Aim
Read the records below. Copy each line where the string "chart" occurs.

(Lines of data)
— START —
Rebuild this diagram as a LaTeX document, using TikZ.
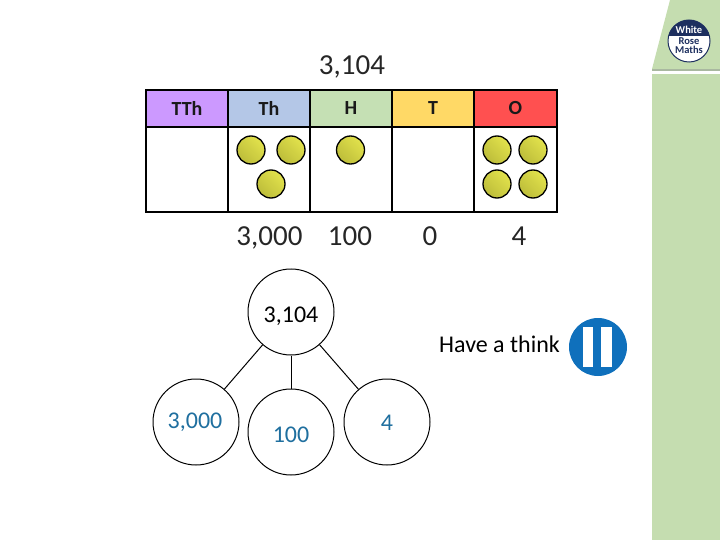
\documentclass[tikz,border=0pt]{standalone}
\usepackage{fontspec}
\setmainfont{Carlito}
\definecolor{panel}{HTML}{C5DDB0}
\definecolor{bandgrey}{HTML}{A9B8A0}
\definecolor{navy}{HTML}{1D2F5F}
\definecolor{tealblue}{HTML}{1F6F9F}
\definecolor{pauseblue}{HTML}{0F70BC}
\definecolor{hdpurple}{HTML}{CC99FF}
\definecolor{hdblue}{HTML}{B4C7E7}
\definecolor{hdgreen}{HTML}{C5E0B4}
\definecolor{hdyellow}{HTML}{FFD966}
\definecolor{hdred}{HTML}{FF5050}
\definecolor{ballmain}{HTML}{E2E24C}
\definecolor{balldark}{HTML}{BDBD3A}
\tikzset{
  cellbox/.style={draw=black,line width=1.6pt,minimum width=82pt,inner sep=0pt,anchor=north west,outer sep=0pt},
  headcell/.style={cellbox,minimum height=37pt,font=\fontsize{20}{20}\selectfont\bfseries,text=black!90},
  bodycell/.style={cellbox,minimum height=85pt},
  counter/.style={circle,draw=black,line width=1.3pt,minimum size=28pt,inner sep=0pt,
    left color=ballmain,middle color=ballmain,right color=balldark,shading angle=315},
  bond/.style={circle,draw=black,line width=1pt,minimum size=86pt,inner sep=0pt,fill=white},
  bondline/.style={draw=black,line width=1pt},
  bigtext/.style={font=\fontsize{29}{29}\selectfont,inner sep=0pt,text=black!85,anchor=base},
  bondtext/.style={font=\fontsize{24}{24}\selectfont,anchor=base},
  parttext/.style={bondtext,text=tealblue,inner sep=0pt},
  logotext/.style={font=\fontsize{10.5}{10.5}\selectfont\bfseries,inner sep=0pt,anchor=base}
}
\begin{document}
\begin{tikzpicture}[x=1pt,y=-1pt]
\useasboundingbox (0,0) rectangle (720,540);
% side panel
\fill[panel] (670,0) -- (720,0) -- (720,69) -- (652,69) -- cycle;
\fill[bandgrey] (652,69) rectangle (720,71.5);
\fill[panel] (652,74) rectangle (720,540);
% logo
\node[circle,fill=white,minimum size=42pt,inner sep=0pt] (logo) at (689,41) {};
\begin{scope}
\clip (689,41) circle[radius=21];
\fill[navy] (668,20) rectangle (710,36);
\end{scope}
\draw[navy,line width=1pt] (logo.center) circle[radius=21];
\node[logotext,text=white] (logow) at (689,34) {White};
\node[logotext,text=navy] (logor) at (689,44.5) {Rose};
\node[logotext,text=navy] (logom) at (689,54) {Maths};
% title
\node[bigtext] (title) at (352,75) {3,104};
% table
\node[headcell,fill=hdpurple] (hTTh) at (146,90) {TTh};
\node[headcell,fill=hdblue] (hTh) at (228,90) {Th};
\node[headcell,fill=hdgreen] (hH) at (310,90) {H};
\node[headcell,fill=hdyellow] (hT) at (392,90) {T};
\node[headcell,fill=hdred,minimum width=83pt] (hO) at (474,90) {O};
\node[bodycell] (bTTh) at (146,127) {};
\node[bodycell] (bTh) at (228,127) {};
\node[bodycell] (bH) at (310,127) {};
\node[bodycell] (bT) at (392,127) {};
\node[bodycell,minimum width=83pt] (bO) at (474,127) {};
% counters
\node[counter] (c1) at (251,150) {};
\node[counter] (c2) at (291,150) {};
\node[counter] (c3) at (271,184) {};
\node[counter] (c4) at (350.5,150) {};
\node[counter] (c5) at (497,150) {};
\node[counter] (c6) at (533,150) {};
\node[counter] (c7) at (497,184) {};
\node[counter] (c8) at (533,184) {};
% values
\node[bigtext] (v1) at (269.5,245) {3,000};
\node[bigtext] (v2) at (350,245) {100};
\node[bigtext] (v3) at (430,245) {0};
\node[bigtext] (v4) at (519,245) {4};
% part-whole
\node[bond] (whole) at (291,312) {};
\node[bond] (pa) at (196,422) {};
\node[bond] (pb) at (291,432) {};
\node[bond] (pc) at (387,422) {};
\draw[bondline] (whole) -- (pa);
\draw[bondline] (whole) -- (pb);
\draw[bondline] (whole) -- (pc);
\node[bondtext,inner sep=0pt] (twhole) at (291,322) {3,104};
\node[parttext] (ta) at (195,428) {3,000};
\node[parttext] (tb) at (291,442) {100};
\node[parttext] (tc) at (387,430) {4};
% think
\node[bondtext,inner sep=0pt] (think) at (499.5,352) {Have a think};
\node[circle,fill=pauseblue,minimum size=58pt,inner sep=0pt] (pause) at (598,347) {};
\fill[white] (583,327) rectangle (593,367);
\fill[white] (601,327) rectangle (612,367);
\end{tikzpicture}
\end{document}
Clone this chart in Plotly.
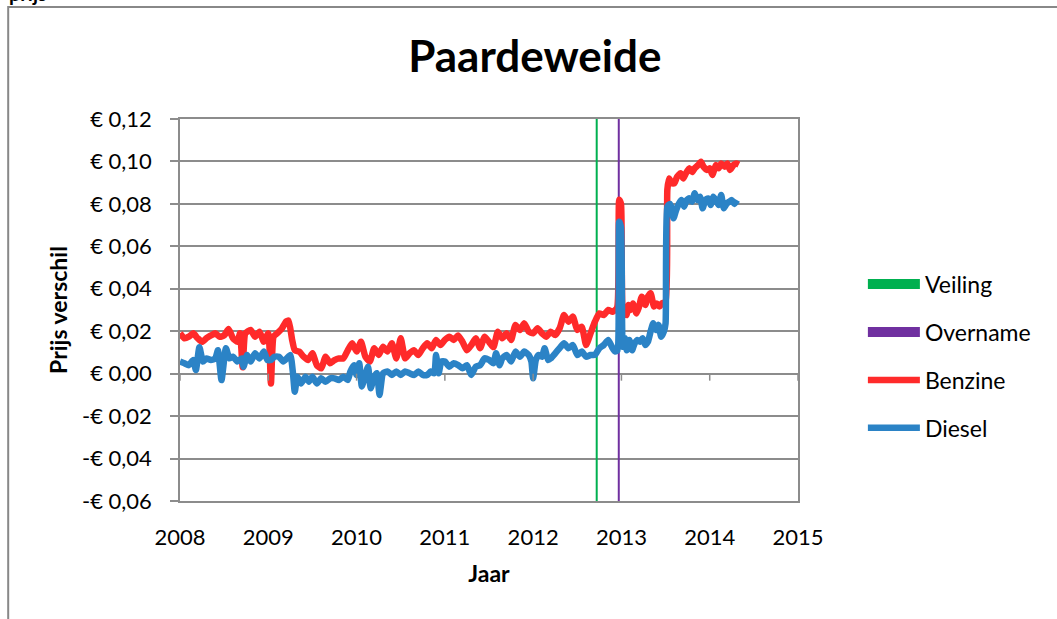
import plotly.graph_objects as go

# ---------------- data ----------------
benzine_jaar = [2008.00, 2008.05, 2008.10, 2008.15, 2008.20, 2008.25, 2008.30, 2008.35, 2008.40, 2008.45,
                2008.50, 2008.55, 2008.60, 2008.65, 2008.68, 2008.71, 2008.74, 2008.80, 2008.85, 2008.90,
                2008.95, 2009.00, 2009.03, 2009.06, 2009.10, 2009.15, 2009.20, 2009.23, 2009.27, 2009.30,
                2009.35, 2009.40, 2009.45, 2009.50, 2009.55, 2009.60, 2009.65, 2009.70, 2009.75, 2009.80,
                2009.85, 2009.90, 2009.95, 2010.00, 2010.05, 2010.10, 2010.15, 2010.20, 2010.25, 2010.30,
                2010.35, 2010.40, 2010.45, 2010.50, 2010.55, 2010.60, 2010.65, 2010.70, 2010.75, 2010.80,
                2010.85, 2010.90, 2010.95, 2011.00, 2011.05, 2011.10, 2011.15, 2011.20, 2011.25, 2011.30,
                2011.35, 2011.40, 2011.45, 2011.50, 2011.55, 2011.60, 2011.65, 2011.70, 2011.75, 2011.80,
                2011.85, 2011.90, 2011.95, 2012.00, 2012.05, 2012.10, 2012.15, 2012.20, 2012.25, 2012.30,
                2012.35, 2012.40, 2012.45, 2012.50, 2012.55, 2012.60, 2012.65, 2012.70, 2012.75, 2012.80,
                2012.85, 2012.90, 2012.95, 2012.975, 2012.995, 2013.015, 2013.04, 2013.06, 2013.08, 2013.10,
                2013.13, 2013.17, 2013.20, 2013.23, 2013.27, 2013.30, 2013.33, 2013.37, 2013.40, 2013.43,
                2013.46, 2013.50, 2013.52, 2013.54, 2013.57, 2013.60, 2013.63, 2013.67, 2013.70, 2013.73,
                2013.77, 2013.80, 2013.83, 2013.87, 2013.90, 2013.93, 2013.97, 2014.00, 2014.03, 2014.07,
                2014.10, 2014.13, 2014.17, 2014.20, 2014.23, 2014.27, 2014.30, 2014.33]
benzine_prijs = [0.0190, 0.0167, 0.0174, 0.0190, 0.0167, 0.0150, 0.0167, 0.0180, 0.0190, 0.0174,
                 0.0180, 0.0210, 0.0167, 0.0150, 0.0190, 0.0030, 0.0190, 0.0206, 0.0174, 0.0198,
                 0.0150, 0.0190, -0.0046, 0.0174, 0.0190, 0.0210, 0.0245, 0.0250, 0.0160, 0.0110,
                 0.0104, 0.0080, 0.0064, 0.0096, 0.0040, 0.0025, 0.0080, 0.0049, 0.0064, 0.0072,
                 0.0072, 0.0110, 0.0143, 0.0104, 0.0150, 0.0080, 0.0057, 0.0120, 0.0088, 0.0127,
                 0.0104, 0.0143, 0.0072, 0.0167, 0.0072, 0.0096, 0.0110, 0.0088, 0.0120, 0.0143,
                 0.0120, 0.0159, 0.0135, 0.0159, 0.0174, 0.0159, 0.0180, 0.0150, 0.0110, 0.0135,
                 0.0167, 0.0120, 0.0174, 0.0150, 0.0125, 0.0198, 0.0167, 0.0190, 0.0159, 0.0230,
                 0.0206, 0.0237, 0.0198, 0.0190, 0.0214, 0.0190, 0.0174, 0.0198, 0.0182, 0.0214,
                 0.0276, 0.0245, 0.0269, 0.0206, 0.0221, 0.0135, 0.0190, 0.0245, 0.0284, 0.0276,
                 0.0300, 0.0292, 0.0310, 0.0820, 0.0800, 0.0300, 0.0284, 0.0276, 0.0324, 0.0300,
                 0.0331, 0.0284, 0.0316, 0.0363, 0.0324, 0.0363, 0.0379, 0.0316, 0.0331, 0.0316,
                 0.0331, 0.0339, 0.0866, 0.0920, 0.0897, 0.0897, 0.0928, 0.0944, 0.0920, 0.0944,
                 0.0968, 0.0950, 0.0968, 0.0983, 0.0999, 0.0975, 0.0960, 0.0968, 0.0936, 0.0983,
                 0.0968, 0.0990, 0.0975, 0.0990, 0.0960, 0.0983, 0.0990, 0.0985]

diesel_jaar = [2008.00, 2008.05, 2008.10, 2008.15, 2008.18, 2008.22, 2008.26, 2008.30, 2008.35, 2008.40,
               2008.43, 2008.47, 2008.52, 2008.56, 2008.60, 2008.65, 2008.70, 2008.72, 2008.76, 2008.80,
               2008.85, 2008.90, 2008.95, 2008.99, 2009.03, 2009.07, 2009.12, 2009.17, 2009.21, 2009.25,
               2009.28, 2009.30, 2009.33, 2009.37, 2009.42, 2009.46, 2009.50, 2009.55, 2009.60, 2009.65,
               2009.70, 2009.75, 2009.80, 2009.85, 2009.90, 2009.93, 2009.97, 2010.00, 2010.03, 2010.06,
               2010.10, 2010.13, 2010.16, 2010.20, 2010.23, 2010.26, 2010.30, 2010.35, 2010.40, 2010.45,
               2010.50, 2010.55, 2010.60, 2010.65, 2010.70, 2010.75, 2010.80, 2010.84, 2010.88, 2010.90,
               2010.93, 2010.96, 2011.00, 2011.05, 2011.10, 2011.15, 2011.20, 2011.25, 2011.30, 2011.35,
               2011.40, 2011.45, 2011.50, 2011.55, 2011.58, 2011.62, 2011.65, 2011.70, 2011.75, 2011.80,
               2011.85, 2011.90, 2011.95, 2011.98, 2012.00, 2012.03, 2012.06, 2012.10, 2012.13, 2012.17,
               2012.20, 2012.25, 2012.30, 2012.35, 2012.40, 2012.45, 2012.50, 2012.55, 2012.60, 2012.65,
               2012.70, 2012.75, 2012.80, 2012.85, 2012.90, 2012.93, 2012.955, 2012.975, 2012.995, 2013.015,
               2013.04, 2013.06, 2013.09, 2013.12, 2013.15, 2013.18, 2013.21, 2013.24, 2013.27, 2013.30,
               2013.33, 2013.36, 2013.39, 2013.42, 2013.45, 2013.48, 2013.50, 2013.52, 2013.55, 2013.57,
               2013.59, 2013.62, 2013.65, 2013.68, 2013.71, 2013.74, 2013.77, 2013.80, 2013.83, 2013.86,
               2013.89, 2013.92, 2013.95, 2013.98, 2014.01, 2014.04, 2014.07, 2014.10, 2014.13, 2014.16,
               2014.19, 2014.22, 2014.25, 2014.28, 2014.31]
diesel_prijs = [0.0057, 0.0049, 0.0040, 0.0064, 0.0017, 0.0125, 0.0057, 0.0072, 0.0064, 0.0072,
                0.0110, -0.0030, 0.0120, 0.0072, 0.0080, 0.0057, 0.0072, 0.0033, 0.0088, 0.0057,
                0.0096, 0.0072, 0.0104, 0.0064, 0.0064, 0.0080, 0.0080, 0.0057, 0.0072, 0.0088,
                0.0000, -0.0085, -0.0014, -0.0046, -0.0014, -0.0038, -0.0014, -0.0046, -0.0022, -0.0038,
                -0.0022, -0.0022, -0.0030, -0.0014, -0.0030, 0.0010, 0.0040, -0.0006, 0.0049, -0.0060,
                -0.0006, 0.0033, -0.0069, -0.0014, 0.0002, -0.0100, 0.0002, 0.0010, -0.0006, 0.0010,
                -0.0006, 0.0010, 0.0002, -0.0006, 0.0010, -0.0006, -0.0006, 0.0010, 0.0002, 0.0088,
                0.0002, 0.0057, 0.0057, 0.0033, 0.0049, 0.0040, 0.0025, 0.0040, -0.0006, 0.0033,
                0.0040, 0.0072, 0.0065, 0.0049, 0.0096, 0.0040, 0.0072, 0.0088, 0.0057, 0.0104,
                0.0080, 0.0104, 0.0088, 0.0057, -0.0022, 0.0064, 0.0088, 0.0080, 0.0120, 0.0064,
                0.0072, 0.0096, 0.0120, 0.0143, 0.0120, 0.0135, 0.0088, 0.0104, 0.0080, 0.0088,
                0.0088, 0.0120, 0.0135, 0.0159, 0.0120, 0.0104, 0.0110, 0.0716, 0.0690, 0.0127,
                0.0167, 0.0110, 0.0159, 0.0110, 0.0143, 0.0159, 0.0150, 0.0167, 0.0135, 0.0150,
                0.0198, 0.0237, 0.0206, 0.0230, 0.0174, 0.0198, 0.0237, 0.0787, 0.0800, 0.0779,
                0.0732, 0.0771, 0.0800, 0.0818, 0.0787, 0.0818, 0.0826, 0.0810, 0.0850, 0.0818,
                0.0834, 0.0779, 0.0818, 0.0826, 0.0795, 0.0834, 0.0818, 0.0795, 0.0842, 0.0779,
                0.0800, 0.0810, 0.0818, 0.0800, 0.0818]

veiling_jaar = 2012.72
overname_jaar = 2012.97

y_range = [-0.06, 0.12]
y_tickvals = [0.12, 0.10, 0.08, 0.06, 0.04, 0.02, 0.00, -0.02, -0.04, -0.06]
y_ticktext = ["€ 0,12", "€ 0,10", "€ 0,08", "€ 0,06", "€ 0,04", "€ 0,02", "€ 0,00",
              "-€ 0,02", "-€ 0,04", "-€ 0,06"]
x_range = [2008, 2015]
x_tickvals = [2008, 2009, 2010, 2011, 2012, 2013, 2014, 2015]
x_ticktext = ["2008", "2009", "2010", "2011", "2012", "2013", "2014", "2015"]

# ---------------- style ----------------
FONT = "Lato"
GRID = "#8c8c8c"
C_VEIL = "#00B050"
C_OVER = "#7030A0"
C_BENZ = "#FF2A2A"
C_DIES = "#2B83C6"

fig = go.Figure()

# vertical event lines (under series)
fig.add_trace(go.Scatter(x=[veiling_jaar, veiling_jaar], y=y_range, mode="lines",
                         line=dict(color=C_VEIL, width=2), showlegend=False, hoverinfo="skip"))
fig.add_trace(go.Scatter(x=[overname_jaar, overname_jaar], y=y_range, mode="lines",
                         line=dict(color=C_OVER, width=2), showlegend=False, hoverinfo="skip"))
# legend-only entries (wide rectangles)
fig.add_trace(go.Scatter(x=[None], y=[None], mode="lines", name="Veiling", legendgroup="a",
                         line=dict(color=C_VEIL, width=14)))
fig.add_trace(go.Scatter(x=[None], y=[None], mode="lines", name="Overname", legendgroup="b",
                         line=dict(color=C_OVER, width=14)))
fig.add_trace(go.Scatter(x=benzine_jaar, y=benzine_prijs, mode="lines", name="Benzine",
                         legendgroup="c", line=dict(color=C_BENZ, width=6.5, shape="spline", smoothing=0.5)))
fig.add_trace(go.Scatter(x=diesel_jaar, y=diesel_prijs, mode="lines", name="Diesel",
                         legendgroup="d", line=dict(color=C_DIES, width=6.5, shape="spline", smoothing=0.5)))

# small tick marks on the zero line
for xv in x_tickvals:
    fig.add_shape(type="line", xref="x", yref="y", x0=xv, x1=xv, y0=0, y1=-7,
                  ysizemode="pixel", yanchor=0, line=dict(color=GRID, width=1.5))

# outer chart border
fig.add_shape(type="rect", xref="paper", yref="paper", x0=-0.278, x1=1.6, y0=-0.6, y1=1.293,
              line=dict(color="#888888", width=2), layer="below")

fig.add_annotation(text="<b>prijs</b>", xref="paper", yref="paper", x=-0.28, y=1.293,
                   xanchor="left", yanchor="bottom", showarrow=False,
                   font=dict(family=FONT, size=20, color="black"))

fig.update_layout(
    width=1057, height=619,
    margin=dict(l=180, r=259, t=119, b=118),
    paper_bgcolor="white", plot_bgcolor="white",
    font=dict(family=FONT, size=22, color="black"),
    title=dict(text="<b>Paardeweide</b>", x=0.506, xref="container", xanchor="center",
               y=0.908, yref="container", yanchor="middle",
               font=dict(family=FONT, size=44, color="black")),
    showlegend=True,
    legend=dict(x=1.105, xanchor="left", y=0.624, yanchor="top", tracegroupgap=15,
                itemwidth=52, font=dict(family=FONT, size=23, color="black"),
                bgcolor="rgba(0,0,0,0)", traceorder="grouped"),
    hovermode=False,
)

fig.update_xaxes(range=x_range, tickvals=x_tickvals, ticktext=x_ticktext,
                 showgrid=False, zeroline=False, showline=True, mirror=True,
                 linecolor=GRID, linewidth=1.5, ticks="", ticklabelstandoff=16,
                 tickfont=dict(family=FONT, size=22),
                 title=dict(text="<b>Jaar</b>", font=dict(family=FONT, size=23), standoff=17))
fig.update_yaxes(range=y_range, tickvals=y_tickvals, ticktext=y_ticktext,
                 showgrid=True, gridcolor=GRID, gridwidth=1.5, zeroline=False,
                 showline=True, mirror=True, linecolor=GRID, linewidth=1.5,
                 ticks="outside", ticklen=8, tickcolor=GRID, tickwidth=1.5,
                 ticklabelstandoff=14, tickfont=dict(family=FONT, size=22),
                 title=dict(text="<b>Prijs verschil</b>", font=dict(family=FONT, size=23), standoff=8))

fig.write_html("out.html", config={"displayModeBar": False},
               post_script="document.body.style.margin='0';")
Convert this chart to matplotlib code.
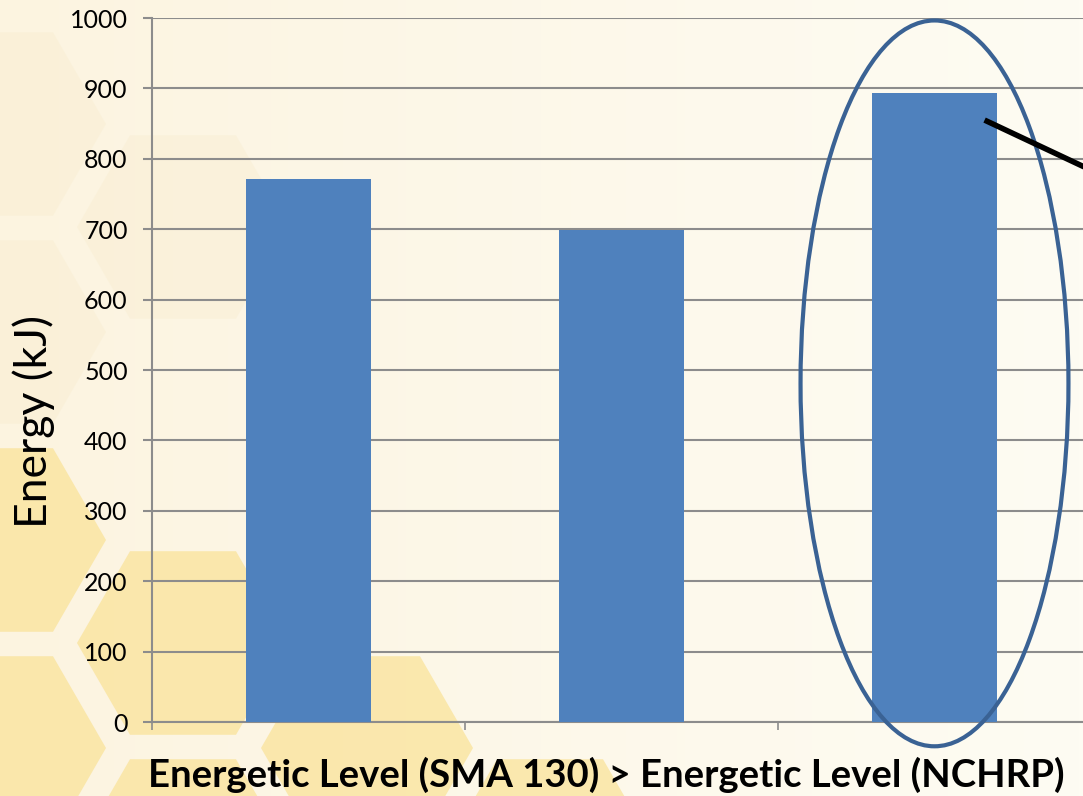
— END —
Exercise response
Clone this chart in Plotly.
# outer chart border
Convert this chart to matplotlib code.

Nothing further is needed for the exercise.